16. Ceza Dairesi Esas No: 2017/3393 Karar No: 2018/1257 Karar Tarihi: 11.04.2018
Silahlı terör örgütüne üye olma - Yargıtay 16. Ceza Dairesi 2017/3393 Esas 2018/1257 Karar Sayılı İlamı
Özet:
16. Ceza Dairesi 2017/3393 E. ve 2018/1257 K. sayılı kararında, sanık hakkında silahlı terör örgütüne üye olma suçundan verilen mahkumiyet hükmüne yapılan istinaf başvurusunun esastan reddedildiği belirtilmiştir. İncelemeler sonucunda sanığın ByLock programını kullandığına dair detaylı bir rapor olmamasına rağmen, sanığın kendi ifadelerinde ve diğer delillerde ByLock kullanımını ikrar ettiği ve FETÖ/PDY'nin hiyerarşik yapısına dahil olduğunun kabulü için yeterli delil olduğu ifade edilmiştir. Temyiz dilekçesiyle ileri sürülen nedenlerin yerinde görülmediği gerekçesiyle temyiz davası reddedilmiştir. Kararda belirtilen kanun maddeleri şu şekildedir: 3713 sayılı Kanunun 3, TCK'nın 314/2, 3713 sayılı Kanunun 5, TCK'nın 53, 58/9 ve 63.

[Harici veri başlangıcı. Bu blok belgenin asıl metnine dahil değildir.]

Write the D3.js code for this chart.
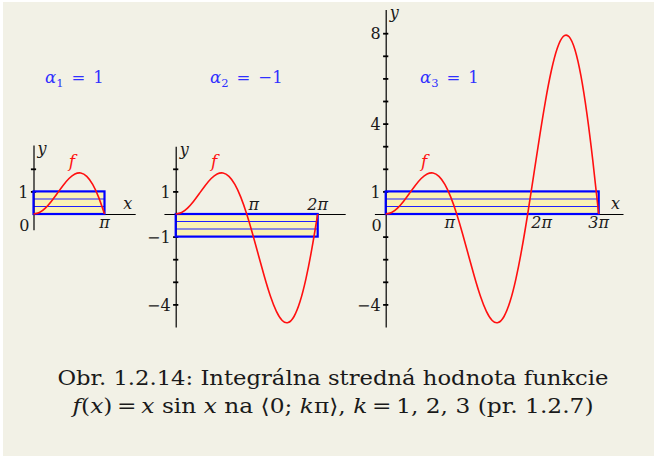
<!DOCTYPE html>
<html>
<head>
<meta charset="utf-8">
<script src="https://cdn.jsdelivr.net/npm/d3@7/dist/d3.min.js"></script>
<style>
  html, body { margin: 0; padding: 0; background: #ffffff; }
  svg { display: block; }
  text { font-family: "DejaVu Serif", "Liberation Serif", serif; }
</style>
</head>
<body>
<svg id="chart" width="657" height="458"></svg>
<script>
// f(x) = x sin x sampled at x = t·π (t in steps of 1/12)
const curveT = [0, 1/12, 2/12, 3/12, 4/12, 5/12, 6/12, 7/12, 8/12, 9/12, 10/12, 11/12, 1,
  13/12, 14/12, 15/12, 16/12, 17/12, 18/12, 19/12, 20/12, 21/12, 22/12, 23/12, 2,
  25/12, 26/12, 27/12, 28/12, 29/12, 30/12, 31/12, 32/12, 33/12, 34/12, 35/12, 3];
const curveF = [0, 0.0678, 0.2618, 0.5554, 0.9069, 1.2644, 1.5708, 1.7701, 1.8138, 1.6661, 1.3090, 0.7453, 0,
  -0.8809, -1.8326, -2.7768, -3.6276, -4.2989, -4.7124, -4.8047, -4.5345, -3.8876, -2.8798, -1.5585, 0,
  1.6940, 3.4034, 4.9983, 6.3483, 7.3335, 7.8540, 7.8393, 7.2553, 6.1090, 4.4506, 2.3715, 0];

// interval end kπ and mean value α_k for each panel
const kValues = [1, 2, 3];
const alphaValues = [1, -1, 1];
const alphaLabels = ["1", "−1", "1"];

// y tick values per panel and which of them carry a label
const yTicks = [[1, 2], [-4, -3, -2, -1, 1, 2], [-4, -3, -2, -1, 1, 2, 3, 4, 5, 6, 7, 8]];
const yTickLabels = [[1], [-4, -1, 1], [-4, 1, 4, 8]];

// x labels (multiples of π) per panel
const xLabelMult = [[1], [1, 2], [1, 2, 3]];
const xLabelText = { 1: "π", 2: "2π", 3: "3π" };

const svg = d3.select("#chart");
svg.append("rect").attr("x", 3).attr("y", 2).attr("width", 651).attr("height", 454).attr("fill", "#f2f1e6");

const unit = 22.6;
const originY = 214;
const layout = [
  { ox: 33.5,  xExt: [0, 4.5],     yExt: [-0.7, 3.05], alphaX: 45,  xLabelDx: [0], xLabelBelow: true,  showX: true,  showZero: true },
  { ox: 175.7, xExt: [-0.52, 7.5], yExt: [-5.0, 3.0],  alphaX: 210, xLabelDx: [7, 0], xLabelBelow: false, showX: false, showZero: false },
  { ox: 385.7, xExt: [-0.5, 10.5], yExt: [-5.0, 9.05], alphaX: 420, xLabelDx: [-7, 14, 0], xLabelBelow: true, showX: true, showZero: true }
];

const curveData = curveT.map((t, i) => ({ x: t * Math.PI, y: curveF[i] }));
const fmtNum = v => (v < 0 ? "−" + Math.abs(v) : String(v));
const ink = "#1a1a1a";

layout.forEach((L, p) => {
  const x = d3.scaleLinear().domain(L.xExt)
    .range([L.ox + L.xExt[0] * unit, L.ox + L.xExt[1] * unit]);
  const y = d3.scaleLinear().domain(L.yExt)
    .range([originY - L.yExt[0] * unit, originY - L.yExt[1] * unit]);
  const g = svg.append("g");
  const k = kValues[p];
  const a = alphaValues[p];

  // mean-value rectangle with hatch lines at thirds
  const rx0 = x(0), rx1 = x(k * Math.PI);
  const ry0 = y(Math.max(0, a)), ry1 = y(Math.min(0, a));
  g.append("rect").attr("x", rx0).attr("y", ry0).attr("width", rx1 - rx0).attr("height", ry1 - ry0)
    .attr("fill", "#fbf2b4").attr("stroke", "none");
  [1 / 3, 2 / 3].forEach(fr => {
    g.append("line").attr("x1", rx0).attr("x2", rx1)
      .attr("y1", y(a * fr)).attr("y2", y(a * fr))
      .attr("stroke", "#2020ff").attr("stroke-width", 1.1);
  });

  // x axis
  g.append("g").attr("transform", `translate(0,${originY})`)
    .call(d3.axisBottom(x).tickValues([]).tickSizeOuter(0))
    .call(s => s.select(".domain").attr("stroke", "#000").attr("stroke-width", 1));

  // y axis
  const yAxis = d3.axisLeft(y).tickValues(yTicks[p]).tickSize(2.5).tickSizeOuter(0)
    .tickFormat(v => (yTickLabels[p].includes(v) ? fmtNum(v) : ""));
  const ya = g.append("g").attr("transform", `translate(${L.ox},0)`).call(yAxis);
  ya.select(".domain").attr("stroke", "#000").attr("stroke-width", 1.2);
  ya.selectAll(".tick line").attr("x1", -2.6).attr("x2", 2.6).attr("stroke", "#000").attr("stroke-width", 1.8);
  ya.selectAll(".tick text").attr("x", -5).attr("font-size", 16)
    .attr("fill", ink).attr("dy", "0.36em");

  // rectangle outline
  g.append("rect").attr("x", rx0).attr("y", ry0).attr("width", rx1 - rx0).attr("height", ry1 - ry0)
    .attr("fill", "none").attr("stroke", "#0000ff").attr("stroke-width", 2.2);

  // curve
  const pts = curveData.filter(d => d.x <= k * Math.PI + 1e-9);
  g.append("path").datum(pts)
    .attr("d", d3.line().x(d => x(d.x)).y(d => y(d.y)).curve(d3.curveNatural))
    .attr("fill", "none").attr("stroke", "#ff1010").attr("stroke-width", 1.6);

  // axis names
  g.append("text").attr("x", L.ox + 4).attr("y", y(L.yExt[1]) + 9)
    .attr("font-size", 16).attr("font-style", "italic").attr("fill", ink).text("y");
  if (L.showX) {
    g.append("text").attr("x", x(L.xExt[1]) - 12).attr("y", originY - 5)
      .attr("font-size", 16).attr("font-style", "italic").attr("fill", ink).text("x");
  }
  if (L.showZero) {
    g.append("text").attr("x", L.ox - 4).attr("y", originY + 17)
      .attr("text-anchor", "end").attr("font-size", 16).attr("fill", ink).text("0");
  }

  // multiples of π on the x axis
  xLabelMult[p].forEach((m, i) => {
    g.append("text").attr("x", x(m * Math.PI) + L.xLabelDx[i])
      .attr("y", L.xLabelBelow ? originY + 14 : originY - 4)
      .attr("text-anchor", "middle").attr("font-size", 16).attr("font-style", "italic")
      .attr("fill", ink).text(xLabelText[m]);
  });

  // function name
  g.append("text").attr("x", x(1.7)).attr("y", y(2.1))
    .attr("text-anchor", "middle").attr("font-size", 17).attr("font-style", "italic")
    .attr("fill", "#ff1010").text("f");

  // mean value label
  const t = svg.append("text").attr("x", L.alphaX).attr("y", 83)
    .attr("font-size", 16.5).attr("fill", "#3030ff");
  t.append("tspan").attr("font-style", "italic").text("α");
  t.append("tspan").attr("font-size", 11.5).attr("dy", 3.5).text(String(p + 1));
  t.append("tspan").attr("dy", -3.5).attr("dx", 8).text("=");
  t.append("tspan").attr("dx", 8).text(alphaLabels[p]);
});

// caption
const cap = svg.append("g").attr("font-size", 20.5).attr("fill", ink);
cap.append("text").attr("x", 333).attr("y", 385).attr("text-anchor", "middle")
  .attr("textLength", 551).attr("lengthAdjust", "spacingAndGlyphs")
  .text("Obr. 1.2.14: Integrálna stredná hodnota funkcie");
const c2 = cap.append("text").attr("x", 333).attr("y", 413).attr("text-anchor", "middle")
  .attr("textLength", 521).attr("lengthAdjust", "spacingAndGlyphs");
[["f", true], ["(", false], ["x", true], [")\u2009=\u2009", false], ["x", true], [" sin ", false], ["x", true],
 [" na ⟨0; ", false], ["k", true], ["π⟩, ", false], ["k", true], ["\u2009=\u20091, 2, 3 (pr. 1.2.7)", false]]
  .forEach(([s, it]) => c2.append("tspan").attr("font-style", it ? "italic" : "normal").text(s));
</script>
</body>
</html>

16. Ceza Dairesi 2017/3393 E. , 2018/1257 K.
"İçtihat Metni"
Mahkemesi :Ceza Dairesi Suç : Silahlı terör örgütüne üye olma Hüküm : 3713 sayılı Kanunun 3, TCK’nın 314/2, 3713 sayılı Kanunun 5, TCK’nın 53, 58/9 ve 63 maddeleri uyarınca verilen mahkumiyet hükmüne ilişkin istinaf başvurusunun esastan reddi
Bölge Adliye Mahkemesince verilen hüküm temyiz edilmekle; Temyiz edenin sıfatı, başvurunun süresi, kararın niteliği ve temyiz sebebine göre dosya incelendi, gereği düşünüldü; Temyiz talebinin reddi nedenleri bulunmadığından işin esasına geçildi. Vicdani kanının oluştuğu duruşma sürecini yansıtan tutanaklar, belgeler ve gerekçe içeriğine göre yapılan incelemede; Sanığın ByLock kullandığına dair detaylı tespit, araştırma ve değerlendirme yapılmamış ise de; sanığın müdafii huzurunda alınan aşama ifadelerinde ve sorgusunda ByLock adlı programı kullandığını, kendisine ait olan şifre ile programa giriş yaptığını ikrar ettiği, toplanan diğer delillerin de sanığın ikrar niteliğindeki ifadesini doğruladığı ve sanığın silahlı terör örgütü olan FETÖ/PDY’nin hiyerarşik yapısına dahil olduğunun kabulü için yeterli olduğu, sanık ile ilgili hükme esas alınan tüm delillerin hukuka uygun olarak elde edildiğinin belirlendiği, aşamalarda ileri sürülen iddia ve savunmaların temyiz denetimini sağlayacak biçimde eksiksiz olarak sergilendiği, özleri değiştirmeksizin tartışıldığı, vicdani kanının kesin, tutarlı ve çelişmeyen verilere dayandırıldığı, eylemlerin doğru olarak nitelendirildiği ve kanunda öngörülen suç tipine uyduğu, yaptırımların kanuni bağlamda şahsileştirilmek suretiyle uygulandığı anlaşılmakla; sanık müdafiinin temyiz dilekçesinde ileri sürdüğü nedenler yerinde görülmediğinden CMK"nın 302/1. maddesi gereğince temyiz davasının esastan reddiyle hükmün ONANMASINA, 11.04.2018 tarihinde oybirliğiyle karar verildi.